I’m a sucker for a little puzzle and I guess this Knight-Getco-Virtu thing qualifies, so let’s just bop around doing some silly arithmetic about it. Knight, the trading firm that slow-burn blew itself up this year, is looking for buyers, and Getco and Virtu seem to be those buyers. On the table we have:
- An offer from Getco to buy half of Knight’s shares for $3.50 in cash and leave the other half outstanding in a new merged Knight-Getco, and
- A rumor of an offer from Virtu to buy all of Knight’s shares for $3.00 in cash.
Virtu’s deal is worth $3.00, I guess. Getco’s deal is more complicated, but it’s got to be worth … at least $1.75, no? Plus whatever a (half of a) share in the new company is worth. What is that? Well it’s a proportionate amount of
- Whatever Knight is worth, plus
- Whatever Getco is worth, minus
- The cash that is paid out to cash out half of the shares, all divided by
- The number of shares in newco.
Plus synergies, etc., which are probably a thing. Rapacious prop traders + naive retail order flow = synergies!
Anyway you can start on the Getco deal’s value by mathing out tangible book value numbers. The offer implies (1) that Knight’s tangible book value is $1,189mm1 and (2) that Getco’s tangible book value is $735mm.2 Take that and subtract $539mm paid out to Knight shareholders and you get a tangible book value of newco of $1,385mm. Divide that by the 395mm-ish newco shares outstanding and you get, magically, $3.50 per share, because that is the number they are solving for.
So if both Getco and Knight are worth exactly their tangible book value, then the deal is worth what it says it’s worth (ignoring synergies, and also 69mm newco warrants that Getco’s shareholders are getting). If not, then not. For instance, again ignoring the warrants and synergies:
- If KCG is worth $3.50 per share (107% of TBV), what Getco’s paying for half of it, and Getco is also worth 107% of TBV, then Getco’s deal is worth $3.67 per share.

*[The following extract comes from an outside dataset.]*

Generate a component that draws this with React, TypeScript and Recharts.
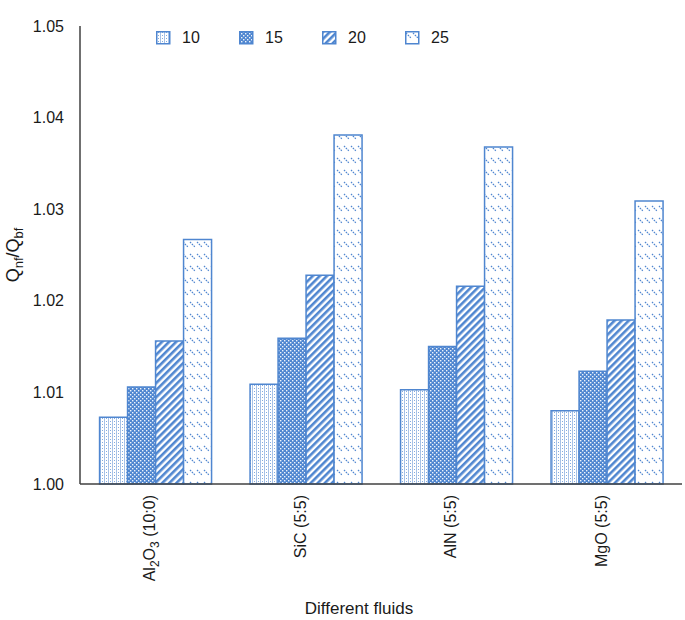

- If KCG is worth $2.49 per share (71% of TBV), where it traded pre-rumor on Friday, and Getco is worth its tangible book value, then Getco’s deal is worth $3.14 per share.
- If KCG is worth $2.49 per share (71% of TBV), and Getco is worth 71% of its tangible book value, then Getco’s deal is worth $2.88 per share. You might discount this one, as Getco has not recently exploded and so may not deserve the discount that Knight has, though of course that may just mean that the exploding is in its future.
I would think that’d sort of bound the value, more or less, though again it ignores the warrants.3 My favorite math, though, is that if if KCG is worth $3.00 per share, what Virtu’s supposedly offering for it, and Getco is worth its tangible book value, then Getco’s deal is worth $3.38 per share, which is pretty much where it’s trading now. In other words, if (1) you think that Virtu values Knight appropriately and (2) Getco’s GAAP accounting values Getco appropriately, then (3) you should take the Getco deal over the Virtu one and (4) you should think it’s worth about what the market thinks it’s worth. So that’s nice.
Getco-Knight arithmetic [Google Docs]
Rival Suitors Vie for Knight Capital [WSJ]
Quick Thoughts On The GETCO – Knight Capital Group Story [Kid Dynamite]
1. You can get that either from the 10-Q (Assets minus Goodwill minus Intangibles minus Liabilities, divided by diluted shares) or from Getco’s offer, which notes that $3.50 is a 7.4% premium to Knight’s tangible book value. See math here.
2. Because, again per Getco’s offer, “Knight’s tangible book value would accrete to $3.50 per share pro-forma for the Merger,” and since you have the number of shares you can solve for the tangible book value provided by Getco.
3. There are roughly two ways to think about the warrants, viz. (1) roughly Black-Scholes them and then subtract them from the value otherwise available to shareholders, or (2) be all “look, jerks, the warrants are only worth something if the shares end up worth more than $4, and then you’ll be thrilled, relatively speaking. Very relatively speaking.” I’m all for fake-o Black-Scholes, generally, but I feel like (2) is more legit in the quasi-cash-out-merger context.